Task instructions:
From the records below, print only the part that opens with the line containing "Clone this chart in D3.js." and closes with the line containing "var y = d3.scaleLinear().domain([0, 30]).range([310, 70]);"; omit the pictures.

Raw data:
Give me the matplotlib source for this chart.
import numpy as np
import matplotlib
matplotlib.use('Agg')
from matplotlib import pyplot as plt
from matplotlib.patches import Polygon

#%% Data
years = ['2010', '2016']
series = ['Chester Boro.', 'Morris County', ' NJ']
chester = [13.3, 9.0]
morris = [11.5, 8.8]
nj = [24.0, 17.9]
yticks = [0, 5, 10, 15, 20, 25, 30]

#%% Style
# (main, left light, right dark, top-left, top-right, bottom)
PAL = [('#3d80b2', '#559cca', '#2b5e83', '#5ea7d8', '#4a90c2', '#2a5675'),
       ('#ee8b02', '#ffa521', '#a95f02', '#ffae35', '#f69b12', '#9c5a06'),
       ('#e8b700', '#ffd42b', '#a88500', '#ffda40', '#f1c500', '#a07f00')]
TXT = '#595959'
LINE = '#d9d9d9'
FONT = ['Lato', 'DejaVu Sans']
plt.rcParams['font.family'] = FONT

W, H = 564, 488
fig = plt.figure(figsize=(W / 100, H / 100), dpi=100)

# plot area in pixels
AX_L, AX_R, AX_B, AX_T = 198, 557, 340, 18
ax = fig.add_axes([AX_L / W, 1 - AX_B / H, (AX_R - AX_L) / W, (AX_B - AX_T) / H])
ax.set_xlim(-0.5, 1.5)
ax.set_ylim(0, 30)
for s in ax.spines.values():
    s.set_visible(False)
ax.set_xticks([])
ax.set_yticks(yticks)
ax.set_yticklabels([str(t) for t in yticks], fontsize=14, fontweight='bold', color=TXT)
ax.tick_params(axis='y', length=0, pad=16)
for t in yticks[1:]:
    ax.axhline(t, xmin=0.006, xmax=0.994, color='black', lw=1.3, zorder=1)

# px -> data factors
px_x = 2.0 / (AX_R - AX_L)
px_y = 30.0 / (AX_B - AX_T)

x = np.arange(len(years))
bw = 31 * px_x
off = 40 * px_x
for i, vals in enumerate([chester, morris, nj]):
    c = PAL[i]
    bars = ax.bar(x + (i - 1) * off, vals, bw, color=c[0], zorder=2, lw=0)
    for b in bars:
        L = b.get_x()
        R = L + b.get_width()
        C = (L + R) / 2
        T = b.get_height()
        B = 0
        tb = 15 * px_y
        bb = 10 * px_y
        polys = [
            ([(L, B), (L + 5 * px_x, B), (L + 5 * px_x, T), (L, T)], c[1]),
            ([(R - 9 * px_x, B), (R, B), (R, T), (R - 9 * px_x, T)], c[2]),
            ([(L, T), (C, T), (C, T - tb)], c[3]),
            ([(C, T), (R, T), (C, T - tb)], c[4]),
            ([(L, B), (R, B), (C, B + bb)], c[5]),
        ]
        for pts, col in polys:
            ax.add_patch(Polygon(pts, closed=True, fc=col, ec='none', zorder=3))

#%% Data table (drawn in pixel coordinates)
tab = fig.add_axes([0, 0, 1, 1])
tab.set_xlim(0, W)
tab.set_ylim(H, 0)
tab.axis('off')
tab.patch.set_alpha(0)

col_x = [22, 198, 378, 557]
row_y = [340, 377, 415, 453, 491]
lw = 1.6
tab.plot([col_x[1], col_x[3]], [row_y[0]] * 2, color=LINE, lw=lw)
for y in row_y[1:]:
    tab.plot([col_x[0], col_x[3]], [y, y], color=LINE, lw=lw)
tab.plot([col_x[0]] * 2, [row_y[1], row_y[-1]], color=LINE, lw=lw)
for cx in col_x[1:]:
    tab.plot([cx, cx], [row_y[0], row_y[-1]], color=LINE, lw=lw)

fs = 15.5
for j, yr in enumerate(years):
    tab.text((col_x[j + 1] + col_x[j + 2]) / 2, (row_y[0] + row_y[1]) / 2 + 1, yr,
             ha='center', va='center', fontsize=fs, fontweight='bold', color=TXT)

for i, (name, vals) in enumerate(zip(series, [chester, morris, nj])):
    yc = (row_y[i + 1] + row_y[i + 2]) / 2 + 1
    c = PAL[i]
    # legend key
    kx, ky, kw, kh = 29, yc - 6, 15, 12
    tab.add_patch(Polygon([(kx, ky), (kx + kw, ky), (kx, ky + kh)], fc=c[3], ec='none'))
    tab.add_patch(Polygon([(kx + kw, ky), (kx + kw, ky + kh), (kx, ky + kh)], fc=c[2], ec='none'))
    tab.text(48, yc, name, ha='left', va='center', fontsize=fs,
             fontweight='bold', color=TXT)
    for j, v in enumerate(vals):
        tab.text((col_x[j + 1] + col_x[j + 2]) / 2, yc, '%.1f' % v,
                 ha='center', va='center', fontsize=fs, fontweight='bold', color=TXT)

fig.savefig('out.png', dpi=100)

==

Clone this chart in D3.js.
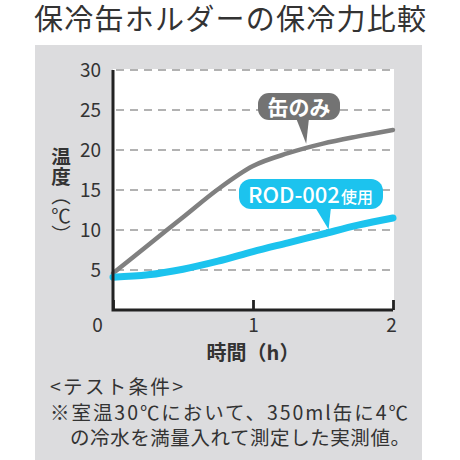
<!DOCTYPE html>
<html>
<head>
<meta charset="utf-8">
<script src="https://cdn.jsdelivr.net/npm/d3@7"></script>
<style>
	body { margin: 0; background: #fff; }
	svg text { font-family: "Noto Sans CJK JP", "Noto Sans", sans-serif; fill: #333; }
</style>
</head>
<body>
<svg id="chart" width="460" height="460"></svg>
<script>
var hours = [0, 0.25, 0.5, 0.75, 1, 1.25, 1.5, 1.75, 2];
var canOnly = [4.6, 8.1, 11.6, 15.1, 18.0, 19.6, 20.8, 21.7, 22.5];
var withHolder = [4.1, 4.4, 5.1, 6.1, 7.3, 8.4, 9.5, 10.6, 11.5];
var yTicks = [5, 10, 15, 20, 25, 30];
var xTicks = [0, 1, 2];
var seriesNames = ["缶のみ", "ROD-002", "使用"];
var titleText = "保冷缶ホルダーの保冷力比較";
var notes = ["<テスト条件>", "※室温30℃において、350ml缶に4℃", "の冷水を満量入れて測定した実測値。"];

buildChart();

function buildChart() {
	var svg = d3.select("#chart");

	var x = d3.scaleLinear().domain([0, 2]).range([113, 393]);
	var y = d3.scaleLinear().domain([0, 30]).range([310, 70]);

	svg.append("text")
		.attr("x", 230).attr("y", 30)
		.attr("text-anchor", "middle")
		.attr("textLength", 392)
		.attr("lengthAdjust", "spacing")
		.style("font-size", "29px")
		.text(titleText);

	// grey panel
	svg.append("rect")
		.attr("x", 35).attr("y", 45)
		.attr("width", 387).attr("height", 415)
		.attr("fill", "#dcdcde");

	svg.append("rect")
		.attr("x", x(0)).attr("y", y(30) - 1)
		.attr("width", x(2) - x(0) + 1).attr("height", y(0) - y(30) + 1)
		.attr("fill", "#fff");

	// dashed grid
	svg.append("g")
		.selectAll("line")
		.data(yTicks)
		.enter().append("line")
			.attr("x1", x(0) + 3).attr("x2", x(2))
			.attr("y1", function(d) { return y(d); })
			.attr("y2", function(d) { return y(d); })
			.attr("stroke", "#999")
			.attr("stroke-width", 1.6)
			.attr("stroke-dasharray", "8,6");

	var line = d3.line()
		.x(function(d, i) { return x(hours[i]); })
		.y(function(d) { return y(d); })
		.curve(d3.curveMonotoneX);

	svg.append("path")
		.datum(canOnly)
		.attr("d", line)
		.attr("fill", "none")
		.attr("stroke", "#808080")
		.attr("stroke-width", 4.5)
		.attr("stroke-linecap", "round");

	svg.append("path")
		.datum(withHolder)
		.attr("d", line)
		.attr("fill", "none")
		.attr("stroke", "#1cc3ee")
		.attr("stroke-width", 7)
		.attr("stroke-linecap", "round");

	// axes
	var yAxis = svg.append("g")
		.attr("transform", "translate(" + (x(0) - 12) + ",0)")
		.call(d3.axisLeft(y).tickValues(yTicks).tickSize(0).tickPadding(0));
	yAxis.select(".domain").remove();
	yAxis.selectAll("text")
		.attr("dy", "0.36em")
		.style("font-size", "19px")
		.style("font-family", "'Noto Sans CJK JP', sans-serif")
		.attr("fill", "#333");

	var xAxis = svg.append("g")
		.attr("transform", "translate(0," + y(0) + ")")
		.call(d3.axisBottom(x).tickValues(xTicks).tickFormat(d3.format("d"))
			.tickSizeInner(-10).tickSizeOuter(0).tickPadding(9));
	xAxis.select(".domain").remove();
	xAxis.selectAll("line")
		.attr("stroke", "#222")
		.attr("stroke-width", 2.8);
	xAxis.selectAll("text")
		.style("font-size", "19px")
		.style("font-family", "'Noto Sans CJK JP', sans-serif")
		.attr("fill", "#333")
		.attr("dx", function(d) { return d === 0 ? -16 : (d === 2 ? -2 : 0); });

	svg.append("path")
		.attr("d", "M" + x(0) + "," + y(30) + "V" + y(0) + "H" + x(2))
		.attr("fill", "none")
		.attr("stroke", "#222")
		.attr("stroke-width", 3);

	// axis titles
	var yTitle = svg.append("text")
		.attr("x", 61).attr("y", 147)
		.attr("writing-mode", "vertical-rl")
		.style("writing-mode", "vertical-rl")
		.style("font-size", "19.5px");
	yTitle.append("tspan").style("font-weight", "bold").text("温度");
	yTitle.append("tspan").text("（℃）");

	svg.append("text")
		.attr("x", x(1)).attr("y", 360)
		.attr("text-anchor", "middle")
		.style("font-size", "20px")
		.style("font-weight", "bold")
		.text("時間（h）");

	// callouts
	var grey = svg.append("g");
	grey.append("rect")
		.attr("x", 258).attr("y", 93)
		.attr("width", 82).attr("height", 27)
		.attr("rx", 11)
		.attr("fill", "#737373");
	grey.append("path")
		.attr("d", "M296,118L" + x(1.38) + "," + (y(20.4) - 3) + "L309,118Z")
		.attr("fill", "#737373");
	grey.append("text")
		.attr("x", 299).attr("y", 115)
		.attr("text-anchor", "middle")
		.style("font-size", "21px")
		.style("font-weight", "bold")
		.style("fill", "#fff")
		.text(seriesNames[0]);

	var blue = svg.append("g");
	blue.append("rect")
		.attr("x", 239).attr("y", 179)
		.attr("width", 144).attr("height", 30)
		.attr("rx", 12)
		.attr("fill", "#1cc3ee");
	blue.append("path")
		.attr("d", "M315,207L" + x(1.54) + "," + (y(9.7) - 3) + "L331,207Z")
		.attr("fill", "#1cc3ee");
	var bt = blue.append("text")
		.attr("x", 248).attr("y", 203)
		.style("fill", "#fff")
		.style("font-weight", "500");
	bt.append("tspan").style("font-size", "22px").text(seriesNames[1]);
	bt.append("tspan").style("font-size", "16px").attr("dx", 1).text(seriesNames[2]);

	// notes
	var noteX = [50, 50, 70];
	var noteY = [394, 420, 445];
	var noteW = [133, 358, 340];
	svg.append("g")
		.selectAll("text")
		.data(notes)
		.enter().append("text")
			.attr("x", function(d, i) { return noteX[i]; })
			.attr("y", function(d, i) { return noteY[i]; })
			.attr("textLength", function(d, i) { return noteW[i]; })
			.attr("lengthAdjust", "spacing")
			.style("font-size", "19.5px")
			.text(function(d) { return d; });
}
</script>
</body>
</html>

Result of the task:
Clone this chart in D3.js.
<!DOCTYPE html>
<html>
<head>
<meta charset="utf-8">
<script src="https://cdn.jsdelivr.net/npm/d3@7"></script>
<style>
	body { margin: 0; background: #fff; }
	svg text { font-family: "Noto Sans CJK JP", "Noto Sans", sans-serif; fill: #333; }
</style>
</head>
<body>
<svg id="chart" width="460" height="460"></svg>
<script>
var hours = [0, 0.25, 0.5, 0.75, 1, 1.25, 1.5, 1.75, 2];
var canOnly = [4.6, 8.1, 11.6, 15.1, 18.0, 19.6, 20.8, 21.7, 22.5];
var withHolder = [4.1, 4.4, 5.1, 6.1, 7.3, 8.4, 9.5, 10.6, 11.5];
var yTicks = [5, 10, 15, 20, 25, 30];
var xTicks = [0, 1, 2];
var seriesNames = ["缶のみ", "ROD-002", "使用"];
var titleText = "保冷缶ホルダーの保冷力比較";
var notes = ["<テスト条件>", "※室温30℃において、350ml缶に4℃", "の冷水を満量入れて測定した実測値。"];

buildChart();

function buildChart() {
	var svg = d3.select("#chart");

	var x = d3.scaleLinear().domain([0, 2]).range([113, 393]);
	var y = d3.scaleLinear().domain([0, 30]).range([310, 70]);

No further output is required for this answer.